* **Aim of the task**
Your task is to give the number of lines in the listing that include "this", and nothing else.

* **Input rows**
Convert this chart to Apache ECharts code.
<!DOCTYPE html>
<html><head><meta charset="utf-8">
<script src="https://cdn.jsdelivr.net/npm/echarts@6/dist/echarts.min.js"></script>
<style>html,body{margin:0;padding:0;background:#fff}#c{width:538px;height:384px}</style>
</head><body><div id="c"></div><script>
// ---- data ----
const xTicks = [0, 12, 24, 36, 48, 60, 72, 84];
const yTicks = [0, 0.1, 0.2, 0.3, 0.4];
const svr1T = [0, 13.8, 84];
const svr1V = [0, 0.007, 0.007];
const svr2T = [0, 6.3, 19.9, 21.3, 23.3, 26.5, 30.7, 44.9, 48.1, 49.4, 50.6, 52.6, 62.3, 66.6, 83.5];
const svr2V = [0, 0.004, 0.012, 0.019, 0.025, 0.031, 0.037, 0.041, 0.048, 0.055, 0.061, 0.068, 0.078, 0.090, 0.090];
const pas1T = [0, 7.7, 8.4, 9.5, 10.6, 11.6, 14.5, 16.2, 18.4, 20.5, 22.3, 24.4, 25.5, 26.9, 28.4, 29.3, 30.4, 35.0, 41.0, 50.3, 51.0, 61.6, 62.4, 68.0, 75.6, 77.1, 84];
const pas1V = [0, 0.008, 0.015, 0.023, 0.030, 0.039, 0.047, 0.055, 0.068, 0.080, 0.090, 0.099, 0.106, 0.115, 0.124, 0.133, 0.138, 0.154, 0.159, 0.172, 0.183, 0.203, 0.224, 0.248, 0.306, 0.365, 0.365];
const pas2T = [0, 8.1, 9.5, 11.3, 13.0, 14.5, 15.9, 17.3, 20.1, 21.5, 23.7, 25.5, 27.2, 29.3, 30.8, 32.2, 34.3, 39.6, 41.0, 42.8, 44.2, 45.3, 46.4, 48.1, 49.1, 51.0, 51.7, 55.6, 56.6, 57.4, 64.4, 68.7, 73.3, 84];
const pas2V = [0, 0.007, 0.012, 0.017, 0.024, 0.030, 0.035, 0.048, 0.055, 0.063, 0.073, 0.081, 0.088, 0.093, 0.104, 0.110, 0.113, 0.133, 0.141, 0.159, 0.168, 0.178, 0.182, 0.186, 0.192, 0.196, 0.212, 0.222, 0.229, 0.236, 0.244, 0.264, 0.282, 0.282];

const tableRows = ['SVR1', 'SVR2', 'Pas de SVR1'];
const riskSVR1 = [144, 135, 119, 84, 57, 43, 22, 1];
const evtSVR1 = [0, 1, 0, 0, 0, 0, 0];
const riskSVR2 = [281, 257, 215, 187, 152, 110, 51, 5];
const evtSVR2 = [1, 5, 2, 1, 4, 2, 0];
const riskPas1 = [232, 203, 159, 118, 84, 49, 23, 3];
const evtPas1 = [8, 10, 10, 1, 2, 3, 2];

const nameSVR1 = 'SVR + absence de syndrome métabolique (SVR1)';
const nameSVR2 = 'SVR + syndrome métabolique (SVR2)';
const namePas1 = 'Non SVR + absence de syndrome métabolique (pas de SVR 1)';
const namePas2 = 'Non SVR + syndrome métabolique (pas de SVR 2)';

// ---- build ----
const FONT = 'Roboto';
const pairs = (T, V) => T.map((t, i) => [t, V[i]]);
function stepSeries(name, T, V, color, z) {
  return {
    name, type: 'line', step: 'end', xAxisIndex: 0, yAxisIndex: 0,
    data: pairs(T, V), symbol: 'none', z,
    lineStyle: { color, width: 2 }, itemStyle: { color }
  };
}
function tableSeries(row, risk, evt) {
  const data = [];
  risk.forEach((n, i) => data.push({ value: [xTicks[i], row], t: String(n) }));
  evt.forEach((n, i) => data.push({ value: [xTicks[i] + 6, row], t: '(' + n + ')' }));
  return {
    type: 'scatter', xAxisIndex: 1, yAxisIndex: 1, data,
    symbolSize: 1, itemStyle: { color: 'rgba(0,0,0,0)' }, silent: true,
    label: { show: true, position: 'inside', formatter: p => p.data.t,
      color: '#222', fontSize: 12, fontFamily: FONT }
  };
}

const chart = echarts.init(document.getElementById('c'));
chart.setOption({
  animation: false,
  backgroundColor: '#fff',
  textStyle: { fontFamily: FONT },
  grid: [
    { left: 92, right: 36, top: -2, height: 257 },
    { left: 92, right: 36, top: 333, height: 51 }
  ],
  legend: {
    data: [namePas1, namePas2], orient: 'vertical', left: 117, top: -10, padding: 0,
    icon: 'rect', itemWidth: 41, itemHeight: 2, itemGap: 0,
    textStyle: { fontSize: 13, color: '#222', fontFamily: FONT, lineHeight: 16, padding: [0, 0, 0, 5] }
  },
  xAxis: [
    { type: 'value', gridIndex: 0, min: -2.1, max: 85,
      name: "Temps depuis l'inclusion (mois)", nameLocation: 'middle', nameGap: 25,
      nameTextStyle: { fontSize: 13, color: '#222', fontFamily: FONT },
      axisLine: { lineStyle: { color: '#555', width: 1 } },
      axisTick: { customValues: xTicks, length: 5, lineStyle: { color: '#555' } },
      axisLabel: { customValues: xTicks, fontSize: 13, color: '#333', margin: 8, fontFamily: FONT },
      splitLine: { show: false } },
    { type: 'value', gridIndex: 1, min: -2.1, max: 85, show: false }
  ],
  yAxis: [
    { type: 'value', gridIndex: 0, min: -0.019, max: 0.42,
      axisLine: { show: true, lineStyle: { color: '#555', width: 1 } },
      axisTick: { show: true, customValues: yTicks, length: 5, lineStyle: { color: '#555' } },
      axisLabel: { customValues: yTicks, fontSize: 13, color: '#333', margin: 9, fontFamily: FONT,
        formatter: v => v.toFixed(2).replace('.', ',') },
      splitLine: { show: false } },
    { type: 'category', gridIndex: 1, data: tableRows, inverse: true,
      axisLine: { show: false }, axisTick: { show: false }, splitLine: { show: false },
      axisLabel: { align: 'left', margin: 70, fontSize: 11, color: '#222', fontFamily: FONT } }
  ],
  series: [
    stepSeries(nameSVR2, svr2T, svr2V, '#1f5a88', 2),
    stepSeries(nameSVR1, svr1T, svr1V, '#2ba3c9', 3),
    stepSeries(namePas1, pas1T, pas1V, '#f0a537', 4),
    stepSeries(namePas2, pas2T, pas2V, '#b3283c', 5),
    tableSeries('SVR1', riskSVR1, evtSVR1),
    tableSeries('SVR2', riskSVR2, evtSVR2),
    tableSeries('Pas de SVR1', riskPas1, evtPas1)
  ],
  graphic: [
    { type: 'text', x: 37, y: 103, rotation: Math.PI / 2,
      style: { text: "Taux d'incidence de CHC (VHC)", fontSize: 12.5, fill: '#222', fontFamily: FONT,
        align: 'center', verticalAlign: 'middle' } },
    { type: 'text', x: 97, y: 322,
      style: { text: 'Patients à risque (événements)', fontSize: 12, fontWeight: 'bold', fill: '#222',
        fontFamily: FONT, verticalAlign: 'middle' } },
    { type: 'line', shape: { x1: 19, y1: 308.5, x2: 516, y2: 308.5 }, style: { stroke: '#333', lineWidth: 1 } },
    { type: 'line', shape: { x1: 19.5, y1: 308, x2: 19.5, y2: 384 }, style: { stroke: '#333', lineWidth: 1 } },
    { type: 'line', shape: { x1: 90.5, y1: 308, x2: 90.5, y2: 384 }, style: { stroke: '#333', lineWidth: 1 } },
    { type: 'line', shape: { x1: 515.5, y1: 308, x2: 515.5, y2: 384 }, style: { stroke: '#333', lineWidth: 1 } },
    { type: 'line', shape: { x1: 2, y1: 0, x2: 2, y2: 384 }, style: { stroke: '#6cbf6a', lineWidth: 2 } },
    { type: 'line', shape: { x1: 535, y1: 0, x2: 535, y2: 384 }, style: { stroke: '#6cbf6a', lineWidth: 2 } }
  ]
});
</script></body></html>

==

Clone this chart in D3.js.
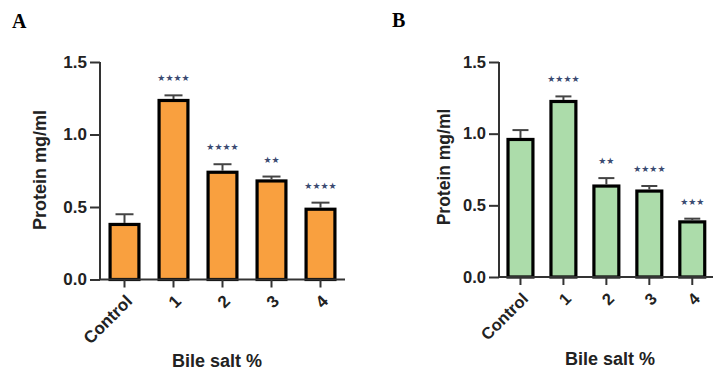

* **Answer below**
2